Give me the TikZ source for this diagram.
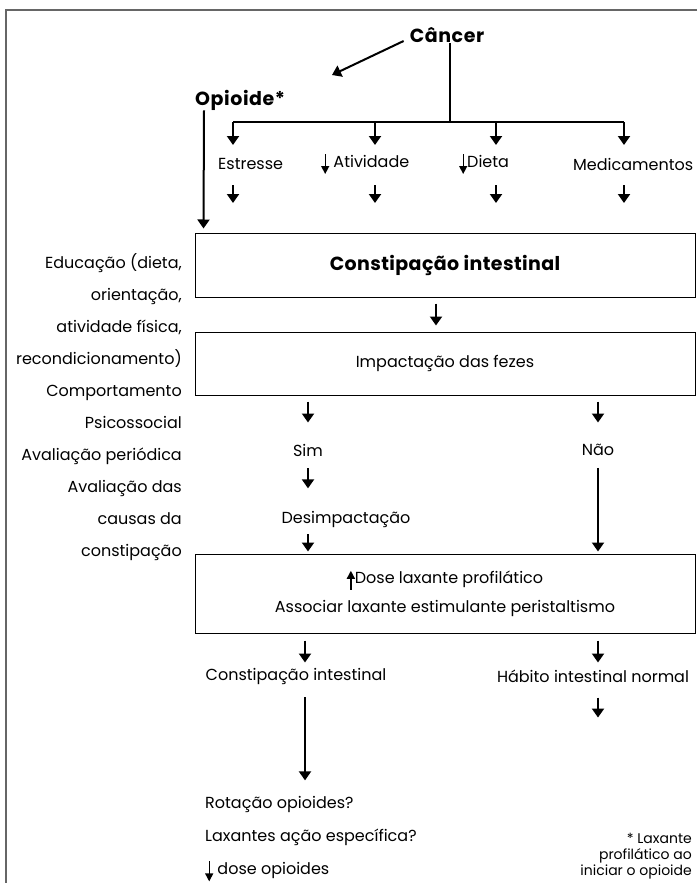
\documentclass[tikz,border=0pt]{standalone}
\usepackage{fontspec}
\setmainfont{Poppins}
\usetikzlibrary{arrows.meta}

\tikzset{
  every node/.style={inner sep=0pt, font=\fontsize{16}{18}\selectfont},
  titulo/.style={font=\fontsize{19}{21}\selectfont\bfseries\addfontfeatures{LetterSpace=3}},
  arr/.style={line width=2pt, -{Triangle[width=12pt,length=9pt]}},
  tinyarr/.style={line width=1.4pt, -{Triangle[width=8pt,length=8pt]}},
  caixa/.style={draw, line width=1pt, minimum width=500pt},
  moldura/.style={draw=gray!80!black, line width=1.5pt},
}
\newcommand{\dnar}{\tikz[baseline=0pt]\draw[tinyarr] (0pt,13pt) -- (0pt,-7pt);}
\newcommand{\upar}{\tikz[baseline=0pt]\draw[tinyarr] (0pt,-6pt) -- (0pt,13pt);}

\begin{document}
\begin{tikzpicture}[x=1pt,y=-1pt]
\useasboundingbox (0,0) rectangle (697,883);
\draw[moldura] (697,10) -- (6,10) -- (6,883);

% topo
\node[titulo] (cancer) at (447,35) {Câncer};
\node[titulo, anchor=west] (opioide) at (195,100) {Opioide*};
\coordinate (opiotip) at (332,75);
\draw[arr] ([xshift=-6pt,yshift=-6pt]cancer.west) -- (opiotip);

\coordinate (junta) at (450,122);
\coordinate (c1) at (233,122);
\coordinate (c2) at (375,122);
\coordinate (c3) at (496,122);
\coordinate (c4) at (624,122);
\draw[line width=2pt] (junta |- cancer.south) -- (junta);
\draw[line width=2pt] (c1) -- (c4);
\foreach \c in {c1,c2,c3,c4}
  \draw[arr] (\c) -- ++(0,23);

\node[anchor=west] (estresse) at (218,164) {Estresse};
\node[anchor=west] (atividade) at (321,164) {\dnar\ Atividade};
\node[anchor=west] (dieta) at (459,164) {\dnar Dieta};
\node[anchor=west] (medic) at (573,164) {Medicamentos};

\foreach \c in {c1,c2,c3,c4}
  \draw[arr] (\c) ++(0,63) -- ++(0,18);

% caixas
\node[caixa, minimum height=64pt, font=\fontsize{19}{21}\selectfont\bfseries\addfontfeatures{LetterSpace=2}]
  (caixa1) at (445,265) {Constipação intestinal};
\draw[arr] ([xshift=9pt]opioide.south west) -- ([xshift=9pt,yshift=4pt]caixa1.north west);

\node[caixa, minimum height=63pt] (caixa2) at (445,363.5) {Impactação das fezes};
\draw[arr] ([xshift=-9pt,yshift=-6pt]caixa1.south) -- ([xshift=-9pt,yshift=6pt]caixa2.north);

\node (sim) at (308,450) {Sim};
\node (nao) at (598,450) {Não};
\draw[arr] ([yshift=-6pt]caixa2.south -| sim) -- ++(0,21);
\draw[arr] ([yshift=-6pt]caixa2.south -| nao) -- ++(0,21);

\node (desimp) at (346,519) {Desimpactação};
\draw[arr] (sim.south) ++(0,12) -- ++(0,20);

\node[caixa, minimum height=79pt, align=center, font=\fontsize{16}{29}\selectfont]
  (caixa3) at (445,593.5) {\upar Dose laxante profilático\\Associar laxante estimulante peristaltismo};
\draw[arr] (desimp.south -| sim) ++(0,7) -- ([yshift=2pt]caixa3.north -| sim);
\draw[arr] (nao.south) ++(0,12) -- ([yshift=2pt]caixa3.north -| nao);

% saida
\node (constip) at (296,676) {Constipação intestinal};
\node (habito) at (593,676) {Hábito intestinal normal};
\draw[arr] ([yshift=-7pt]caixa3.south -| 305,0) -- ++(0,22);
\draw[arr] ([yshift=-7pt]caixa3.south -| nao) -- ++(0,22);
\draw[arr] (constip.south -| 305,0) ++(0,13) -- ++(0,83);
\draw[arr] (habito.south -| nao) ++(0,15) -- ++(0,20);

\node[anchor=north west, align=left, font=\fontsize{16}{33}\selectfont]
  (condutas) at (205,796) {Rotação opioides?\\Laxantes ação específica?\\\dnar\ dose opioides};

% coluna esquerda
\node[anchor=east, align=right, font=\fontsize{16}{32}\selectfont] (educ) at (182,407)
  {Educação (dieta,\\orientação,\\atividade física,\\recondicionamento)\\Comportamento\\Psicossocial\\Avaliação periódica\\Avaliação das\\causas da\\constipação};

% nota
\node[anchor=east, align=right, font=\fontsize{14}{16}\selectfont] (nota) at (692,856)
  {* Laxante\\profilático ao\\iniciar o opioide};
\end{tikzpicture}
\end{document}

* * * * * * *

Problem to solve =>
Write out again exactly the lines from the start of the data above through the line containing "([xshift=-6pt,yshift=-6pt]cancer.west) -- (opiotip);", inclusive, excluding any pictures.

Worked solution =>
Give me the TikZ source for this diagram.
\documentclass[tikz,border=0pt]{standalone}
\usepackage{fontspec}
\setmainfont{Poppins}
\usetikzlibrary{arrows.meta}

\tikzset{
  every node/.style={inner sep=0pt, font=\fontsize{16}{18}\selectfont},
  titulo/.style={font=\fontsize{19}{21}\selectfont\bfseries\addfontfeatures{LetterSpace=3}},
  arr/.style={line width=2pt, -{Triangle[width=12pt,length=9pt]}},
  tinyarr/.style={line width=1.4pt, -{Triangle[width=8pt,length=8pt]}},
  caixa/.style={draw, line width=1pt, minimum width=500pt},
  moldura/.style={draw=gray!80!black, line width=1.5pt},
}
\newcommand{\dnar}{\tikz[baseline=0pt]\draw[tinyarr] (0pt,13pt) -- (0pt,-7pt);}
\newcommand{\upar}{\tikz[baseline=0pt]\draw[tinyarr] (0pt,-6pt) -- (0pt,13pt);}

\begin{document}
\begin{tikzpicture}[x=1pt,y=-1pt]
\useasboundingbox (0,0) rectangle (697,883);
\draw[moldura] (697,10) -- (6,10) -- (6,883);

% topo
\node[titulo] (cancer) at (447,35) {Câncer};
\node[titulo, anchor=west] (opioide) at (195,100) {Opioide*};
\coordinate (opiotip) at (332,75);
\draw[arr] ([xshift=-6pt,yshift=-6pt]cancer.west) -- (opiotip);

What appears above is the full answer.